**Dataset content**
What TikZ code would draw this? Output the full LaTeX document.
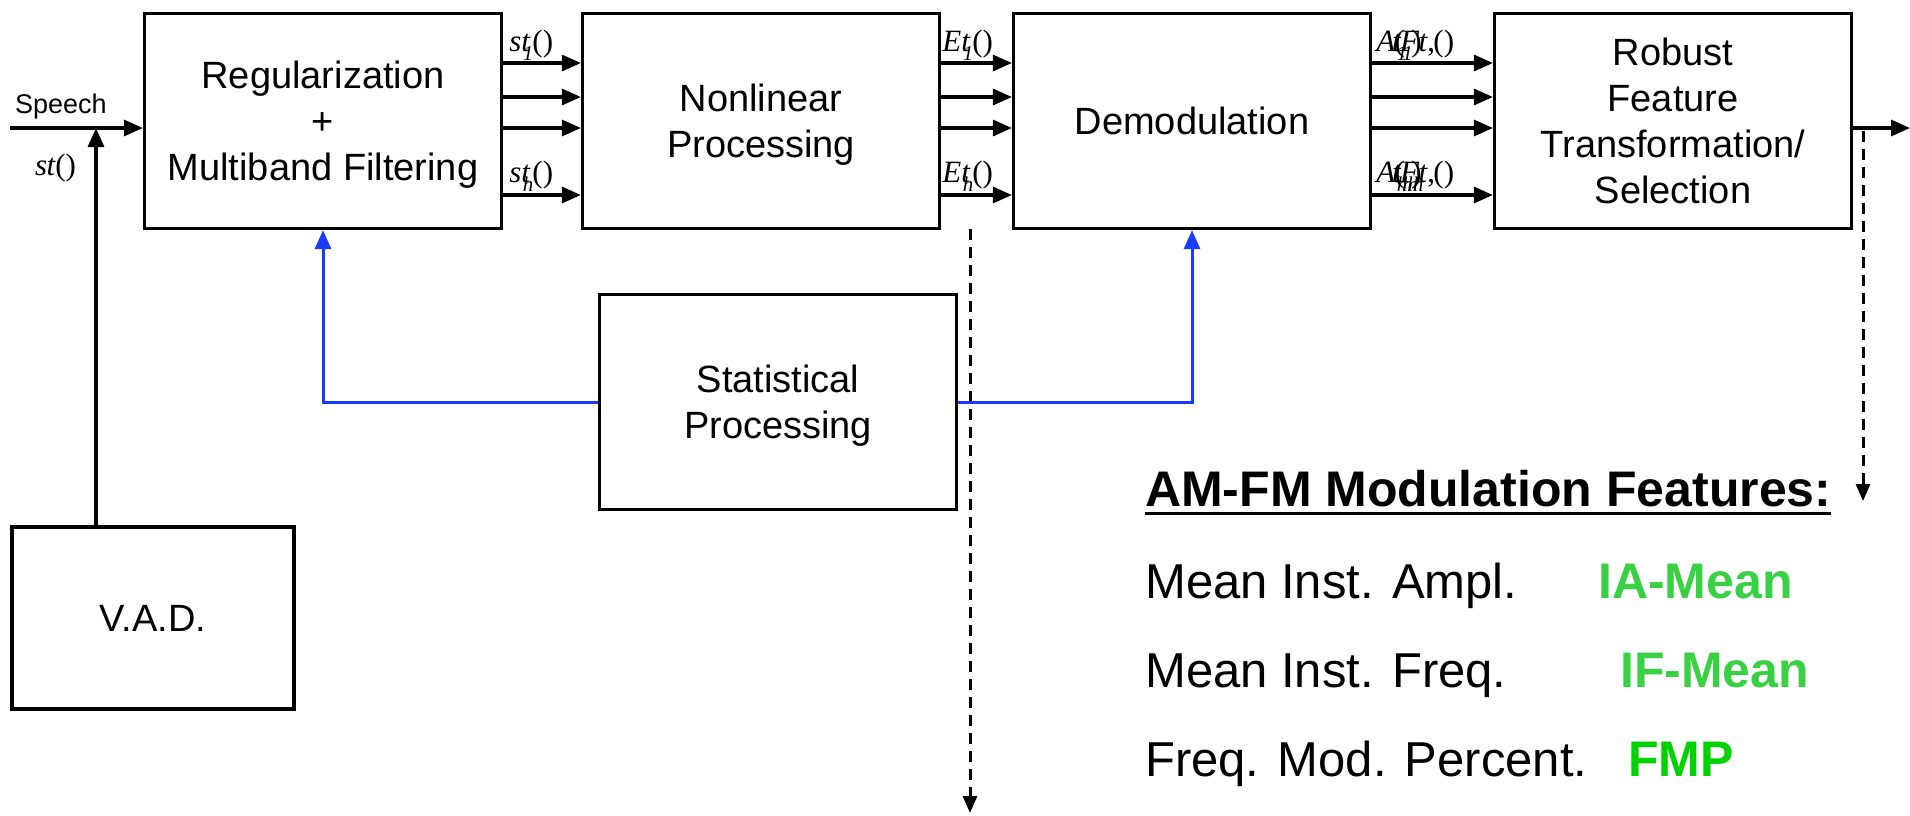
\documentclass[tikz,border=0pt]{standalone}
\usepackage{fontspec}
\setmainfont{Liberation Sans}
\newfontfamily\sigfont{Liberation Serif}
\usetikzlibrary{arrows.meta}

\definecolor{fbblue}{RGB}{25,60,255}
\definecolor{featgreen}{RGB}{58,208,68}
\definecolor{fmpgreen}{RGB}{0,210,0}

% band signal labels
\newcommand{\sublbl}[1]{\rlap{\kern.05em\raisebox{-.32em}{\fontsize{21}{21}\selectfont\itshape #1}}}
\newcommand{\bandsig}[2]{{\sigfont\itshape #1\sublbl{#2}t\kern.08em\upshape()}}
\newcommand{\amfmsig}[1]{{\sigfont\itshape A\sublbl{#1}\kern-.1em t\sublbl{#1}\kern-.2em\upshape(\kern-.15em\itshape F\kern-.25em\upshape)\kern-.1em\itshape t\upshape,\kern-.05em()}}

\begin{document}
\begin{tikzpicture}[x=1pt,y=-1pt,
    block/.style={draw, line width=3.2pt, minimum width=357pt, minimum height=215pt,
      inner sep=0pt, align=center, text depth=0pt, font=\fontsize{38}{46}\selectfont},
    flow/.style={line width=3.2pt, -{Triangle[length=19pt,width=16pt]}},
    fback/.style={flow, line width=3pt, draw=fbblue},
    tap/.style={line width=3pt, dash pattern=on 11pt off 7pt, -{Triangle[length=17pt,width=14pt]}},
    siglbl/.style={font=\fontsize{31}{31}\selectfont, inner sep=0pt, anchor=base west},
    feat/.style={font=\fontsize{49}{49}\selectfont, inner sep=0pt, anchor=base west},
    featname/.style={feat, font=\bfseries\fontsize{50}{50}\selectfont}]
  \useasboundingbox (0,0) rectangle (1910,815);

  % processing chain
  \node[block] (reg) at (323,121) {Regularization\\+\\Multiband Filtering};
  \node[block] (nonlin) at (761,121) {Nonlinear\\Processing};
  \node[block] (demod) at (1192,121) {Demodulation};
  \node[block] (robust) at (1673,121) {Robust\\Feature\\Transformation/\\Selection};
  \node[block] (stat) at (778,402) {Statistical\\Processing};
  \node[block, minimum width=282pt, minimum height=182pt] (vad) at (153,618) {V.A.D.};

  % speech input and V.A.D.
  \coordinate (speechin) at (10,128);
  \coordinate (vadjoin) at (96,128);
  \draw[flow] (speechin) -- (speechin -| reg.west);
  \draw[flow] (vadjoin |- vad.north) -- (vadjoin);
  \node[siglbl, font=\fontsize{27}{27}\selectfont] (speechlbl) at (15,113) {Speech};
  \node[siglbl] (slbl) at (35,175) {{\sigfont\itshape s\kern-.02em t\upshape()}};

  % filter bank channels
  \foreach \y in {63,97,128,195} {
    \draw[flow] (reg.east |- 0,\y) -- (nonlin.west |- 0,\y);
    \draw[flow] (nonlin.east |- 0,\y) -- (demod.west |- 0,\y);
    \draw[flow] (demod.east |- 0,\y) -- (robust.west |- 0,\y);
  }
  \node[siglbl] (s1) at ([xshift=6pt]reg.east |- 0,51) {\bandsig{s}{1}};
  \node[siglbl] (sh) at ([xshift=6pt]reg.east |- 0,182) {\bandsig{s}{h}};
  \node[siglbl] (e1) at ([xshift=1pt]nonlin.east |- 0,51) {\bandsig{E}{1}};
  \node[siglbl] (eh) at ([xshift=1pt]nonlin.east |- 0,182) {\bandsig{E}{h}};
  \node[siglbl] (a1) at ([xshift=4pt]demod.east |- 0,51) {\amfmsig{1}};
  \node[siglbl] (ah) at ([xshift=4pt]demod.east |- 0,182) {\amfmsig{hh}};

  % output and taps
  \coordinate (out) at (1910,128);
  \draw[flow] (robust.east |- out) -- (out);
  \coordinate (tapE) at (970,229);
  \coordinate (tapEend) at (970,813);
  \draw[tap] (tapE) -- (tapEend);
  \coordinate (tapF) at (1863,131);
  \coordinate (tapFend) at (1863,501);
  \draw[tap] (tapF) -- (tapFend);

  % statistics feedback
  \draw[fback] (stat.west) -| (reg.south);
  \draw[fback] (stat.east) -| (demod.south);

  % feature list
  \node[featname] (amfm) at (1145,506) {AM-FM Modulation Features:};
  \draw[line width=3pt] ([yshift=-7pt]amfm.base west) -- ([yshift=-7pt]amfm.base east);
  \node[feat] (ampl) at (1145,598) {Mean Inst. Ampl.};
  \node[feat] (freq) at (1145,687) {Mean Inst. Freq.};
  \node[feat] (pct) at (1145,776) {Freq. Mod. Percent.};
  \node[featname, text=featgreen] (iamean) at (1598,598) {IA-Mean};
  \node[featname, text=featgreen] (ifmean) at (1620,687) {IF-Mean};
  \node[featname, text=fmpgreen] (fmpname) at (1628,776) {FMP};
\end{tikzpicture}
\end{document}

**Aim**
Except for the pictures, copy the material above exactly.

**Exercise solution**
What TikZ code would draw this? Output the full LaTeX document.
\documentclass[tikz,border=0pt]{standalone}
\usepackage{fontspec}
\setmainfont{Liberation Sans}
\newfontfamily\sigfont{Liberation Serif}
\usetikzlibrary{arrows.meta}

\definecolor{fbblue}{RGB}{25,60,255}
\definecolor{featgreen}{RGB}{58,208,68}
\definecolor{fmpgreen}{RGB}{0,210,0}

% band signal labels
\newcommand{\sublbl}[1]{\rlap{\kern.05em\raisebox{-.32em}{\fontsize{21}{21}\selectfont\itshape #1}}}
\newcommand{\bandsig}[2]{{\sigfont\itshape #1\sublbl{#2}t\kern.08em\upshape()}}
\newcommand{\amfmsig}[1]{{\sigfont\itshape A\sublbl{#1}\kern-.1em t\sublbl{#1}\kern-.2em\upshape(\kern-.15em\itshape F\kern-.25em\upshape)\kern-.1em\itshape t\upshape,\kern-.05em()}}

\begin{document}
\begin{tikzpicture}[x=1pt,y=-1pt,
    block/.style={draw, line width=3.2pt, minimum width=357pt, minimum height=215pt,
      inner sep=0pt, align=center, text depth=0pt, font=\fontsize{38}{46}\selectfont},
    flow/.style={line width=3.2pt, -{Triangle[length=19pt,width=16pt]}},
    fback/.style={flow, line width=3pt, draw=fbblue},
    tap/.style={line width=3pt, dash pattern=on 11pt off 7pt, -{Triangle[length=17pt,width=14pt]}},
    siglbl/.style={font=\fontsize{31}{31}\selectfont, inner sep=0pt, anchor=base west},
    feat/.style={font=\fontsize{49}{49}\selectfont, inner sep=0pt, anchor=base west},
    featname/.style={feat, font=\bfseries\fontsize{50}{50}\selectfont}]
  \useasboundingbox (0,0) rectangle (1910,815);

  % processing chain
  \node[block] (reg) at (323,121) {Regularization\\+\\Multiband Filtering};
  \node[block] (nonlin) at (761,121) {Nonlinear\\Processing};
  \node[block] (demod) at (1192,121) {Demodulation};
  \node[block] (robust) at (1673,121) {Robust\\Feature\\Transformation/\\Selection};
  \node[block] (stat) at (778,402) {Statistical\\Processing};
  \node[block, minimum width=282pt, minimum height=182pt] (vad) at (153,618) {V.A.D.};

  % speech input and V.A.D.
  \coordinate (speechin) at (10,128);
  \coordinate (vadjoin) at (96,128);
  \draw[flow] (speechin) -- (speechin -| reg.west);
  \draw[flow] (vadjoin |- vad.north) -- (vadjoin);
  \node[siglbl, font=\fontsize{27}{27}\selectfont] (speechlbl) at (15,113) {Speech};
  \node[siglbl] (slbl) at (35,175) {{\sigfont\itshape s\kern-.02em t\upshape()}};

  % filter bank channels
  \foreach \y in {63,97,128,195} {
    \draw[flow] (reg.east |- 0,\y) -- (nonlin.west |- 0,\y);
    \draw[flow] (nonlin.east |- 0,\y) -- (demod.west |- 0,\y);
    \draw[flow] (demod.east |- 0,\y) -- (robust.west |- 0,\y);
  }
  \node[siglbl] (s1) at ([xshift=6pt]reg.east |- 0,51) {\bandsig{s}{1}};
  \node[siglbl] (sh) at ([xshift=6pt]reg.east |- 0,182) {\bandsig{s}{h}};
  \node[siglbl] (e1) at ([xshift=1pt]nonlin.east |- 0,51) {\bandsig{E}{1}};
  \node[siglbl] (eh) at ([xshift=1pt]nonlin.east |- 0,182) {\bandsig{E}{h}};
  \node[siglbl] (a1) at ([xshift=4pt]demod.east |- 0,51) {\amfmsig{1}};
  \node[siglbl] (ah) at ([xshift=4pt]demod.east |- 0,182) {\amfmsig{hh}};

  % output and taps
  \coordinate (out) at (1910,128);
  \draw[flow] (robust.east |- out) -- (out);
  \coordinate (tapE) at (970,229);
  \coordinate (tapEend) at (970,813);
  \draw[tap] (tapE) -- (tapEend);
  \coordinate (tapF) at (1863,131);
  \coordinate (tapFend) at (1863,501);
  \draw[tap] (tapF) -- (tapFend);

  % statistics feedback
  \draw[fback] (stat.west) -| (reg.south);
  \draw[fback] (stat.east) -| (demod.south);

  % feature list
  \node[featname] (amfm) at (1145,506) {AM-FM Modulation Features:};
  \draw[line width=3pt] ([yshift=-7pt]amfm.base west) -- ([yshift=-7pt]amfm.base east);
  \node[feat] (ampl) at (1145,598) {Mean Inst. Ampl.};
  \node[feat] (freq) at (1145,687) {Mean Inst. Freq.};
  \node[feat] (pct) at (1145,776) {Freq. Mod. Percent.};
  \node[featname, text=featgreen] (iamean) at (1598,598) {IA-Mean};
  \node[featname, text=featgreen] (ifmean) at (1620,687) {IF-Mean};
  \node[featname, text=fmpgreen] (fmpname) at (1628,776) {FMP};
\end{tikzpicture}
\end{document}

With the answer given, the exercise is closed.